Ohnehin ging die Erschließung des landwirtschaftlich geprägten Bayern nur zäh voran. Ludwig I. betrachtete die „stählernen Straßen“ als unliebsame Konkurrenz für sein liebstes Projekt, den Donau-Main-Kanal, den er als Verkehrsmittel der Zukunft sah. Unter Maximilian II. war die Staatskasse leer und an staatlichen Eisenbahnbau nicht zu denken. Dessen Sohn Ludwig II. investierte später lieber Millionen in Traumschlösser als in die Infrastruktur des Landes.
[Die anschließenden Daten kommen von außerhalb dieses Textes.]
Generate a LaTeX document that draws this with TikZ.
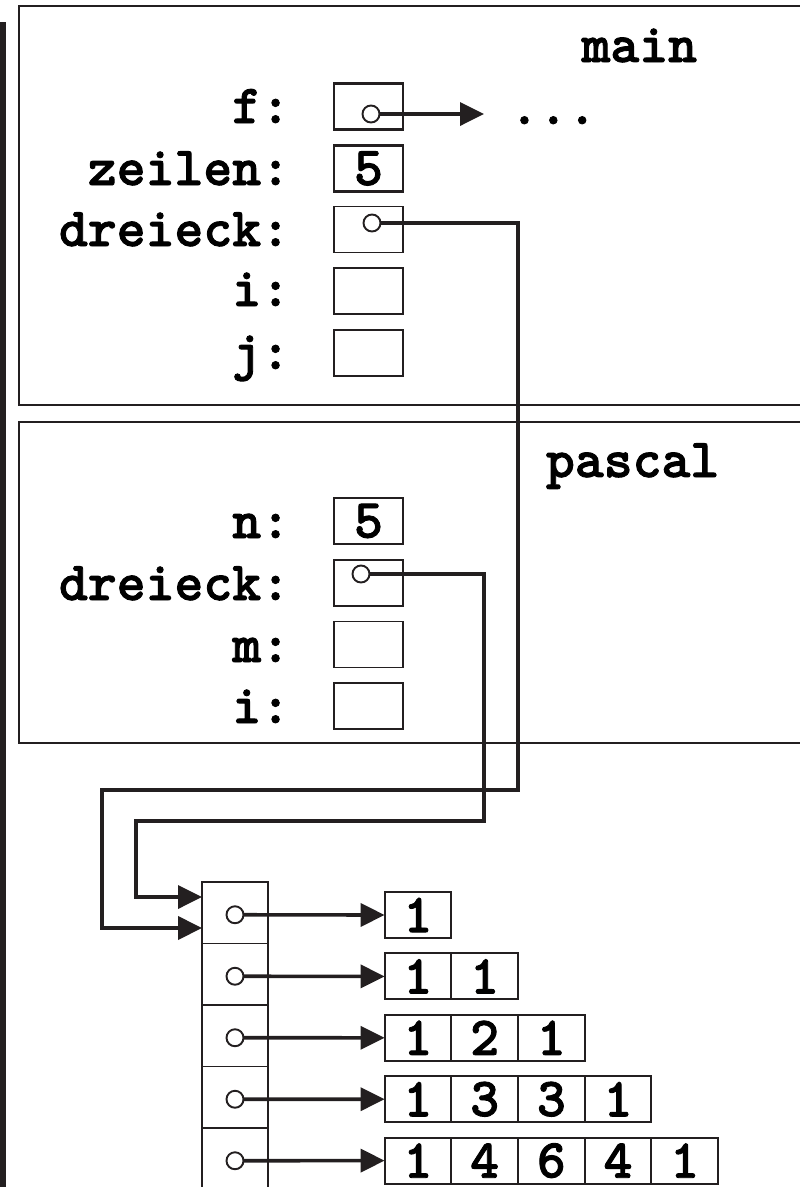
\documentclass[tikz,border=0pt]{standalone}
\usepackage{fontspec}
\usetikzlibrary{arrows.meta,calc}
\definecolor{ink}{HTML}{231F20}
\newfontfamily\codeface{lmmonolt10-bold.otf}[FakeBold=1.6]
\newcommand{\codefont}{\codeface\fontsize{55}{60}\selectfont}

\begin{document}
\begin{tikzpicture}[x=1pt,y=-1pt,
  every node/.style={inner sep=0pt,outer sep=0pt},
  varlabel/.style={anchor=base east,font=\codefont},
  frametitle/.style={font=\codefont},
  stackframe/.style={draw=ink,line width=2.4pt},
  varslot/.style={draw=ink,line width=1.9pt,minimum width=69pt,minimum height=46pt,font=\codefont},
  thickslot/.style={varslot,line width=2.7pt},
  ptr/.style={circle,draw=ink,fill=white,line width=1.9pt,minimum size=17pt},
  conn/.style={draw=ink,line width=3.6pt},
  bigtip/.style={-{Triangle[length=24pt,width=23pt]}},
  valcell/.style={draw=ink,line width=1.9pt,minimum width=66.7pt,minimum height=46pt,font=\codefont},
  colcell/.style={draw=ink,line width=1.9pt,minimum width=66pt,minimum height=61.5pt},
]
\useasboundingbox (0,0) rectangle (800,1187);

% side bar
\fill[ink] (0,22) rectangle (6,1195);

% stack frames
\draw[stackframe] (19,6) rectangle (815,405);
\draw[stackframe] (19,422) rectangle (815,743);
\node[frametitle,anchor=base east] (maintitle) at (697,62) {main};
\node[frametitle,anchor=base west] (pascaltitle) at (546,477) {pascal};

% variables of main
\node[thickslot] (mf) at (368.5,106.5) {};
\node[thickslot] (mz) at (368.5,168.5) {5};
\node[varslot] (md) at (368.5,229.5) {};
\node[varslot] (mi) at (368.5,291) {};
\node[varslot] (mj) at (368.5,353) {};
\node[varlabel] (lf) at (290,123) {f:};
\node[varlabel] (lz) at (290,185) {zeilen:};
\node[varlabel] (ld) at (290,246) {dreieck:};
\node[varlabel] (li) at (290,306) {i:};
\node[varlabel] (lj) at (290,369) {j:};

% variables of pascal
\node[thickslot] (pn) at (368.5,521) {5};
\node[varslot] (pd) at (368.5,583) {};
\node[varslot] (pm) at (368.5,644.5) {};
\node[varslot] (pi) at (368.5,706) {};
\node[varlabel] (ln) at (290,538) {n:};
\node[varlabel] (lpd) at (290,600) {dreieck:};
\node[varlabel] (lm) at (290,662) {m:};
\node[varlabel] (lpi) at (290,723) {i:};

% pointer column
\foreach \k in {1,...,5} {
  \node[colcell] (col\k) at (235,{882+61.5*(\k-0.5)}) {};
}

% rows of the triangle
\foreach \k/\vals in {1/{1},2/{1,1},3/{1,2,1},4/{1,3,3,1},5/{1,4,6,4,1}} {
  \foreach \v [count=\j] in \vals {
    \node[valcell] (r\k-\j) at ({384.6+66.7*(\j-0.5)},{915+61.4*(\k-1)}) {\v};
  }
}

% pointer origins
\node[ptr] (fc) at (371,114) {};
\node[ptr] (mdc) at (372,223) {};
\node[ptr] (pdc) at (361,574) {};
\foreach \k in {1,...,5} {
  \node[ptr] (cp\k) at ($(col\k.center)+(0,2)$) {};
}

% f points somewhere else
\node[anchor=base west,font=\codefont] (dots) at (510,124) {...};
\coordinate (fend) at (484,114);
\draw[conn,bigtip] (fc) -- (fend);

% dreieck of main
\coordinate (mA) at (518,790);
\coordinate (mB) at (102,928);
\draw[conn,line width=4.1pt,bigtip] (mdc) -| (mA) -| (mB) -- (mB -| col1.west);

% dreieck of pascal
\coordinate (pA) at (484,821);
\coordinate (pB) at (136,897);
\draw[conn,bigtip] (pdc) -| (pA) -| (pB) -- (pB -| col1.west);

% row pointers
\foreach \k in {1,...,5} {
  \draw[conn,bigtip] (cp\k) -- (r\k-1.west);
}
\end{tikzpicture}
\end{document}
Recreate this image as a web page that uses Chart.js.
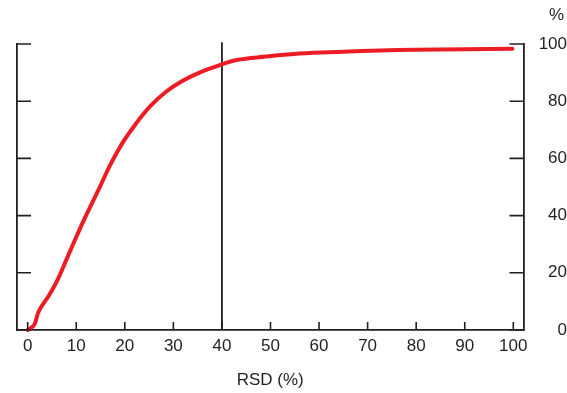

Die Rückständigkeit Bayerns, wo die erste deutsche Eisenbahn fuhr, war im 19. Jahrhundert bittere Realität.[3]

Vor diesem Hintergrund entstand das Konzept der Pachtbahnen. Bayreuth hatte, nach der Ablehnung seines Anliegens, bereits am 31. Januar 1845 um die Erlaubnis zur Errichtung einer Aktiengesellschaft für den Bau einer Zweigbahn von Neuenmarkt ersucht. Diesem Wunsch wurde zunächst nicht stattgegeben, erst ein zweites Gesuch von 1850 brachte neues Leben in das Projekt. Eine „Königliche Entschließung“ vom 25. Juli des Jahres lautete wie folgt: „Wir gestatten, daß in den geeigneten Fällen von den betreffenden Staatsministerien Anträge auf Pachtung des Betriebs von Privat-Eisenbahnen für Rechnung des Staates an Uns gebracht werden.“[4]

Der in der Folge zwischen der Stadtgemeinde Bayreuth und der „Königlich Bayerischen Staatsregierung“ geschlossene Vertrag beinhaltete die Finanzierung und den Bau der Bahn einschließlich aller Hochbauten durch die Stadt. Der Betrieb wurde für die Dauer von 50 Jahren der Staatsregierung zur Pacht überlassen, bei einem am Ende jedes Etatjahres zu entrichtenden „Pachtschilling“ von 55.000 Gulden. Die Regierung verpflichtete sich zum Betrieb der Bahn und behielt sich ein Kaufrecht gegen Entrichtung des Baukapitals vor. Auf dieser Grundlage wurde die erste bayerische Pachtbahn ab Oktober 1852 gebaut und am 28. November 1853 eröffnet.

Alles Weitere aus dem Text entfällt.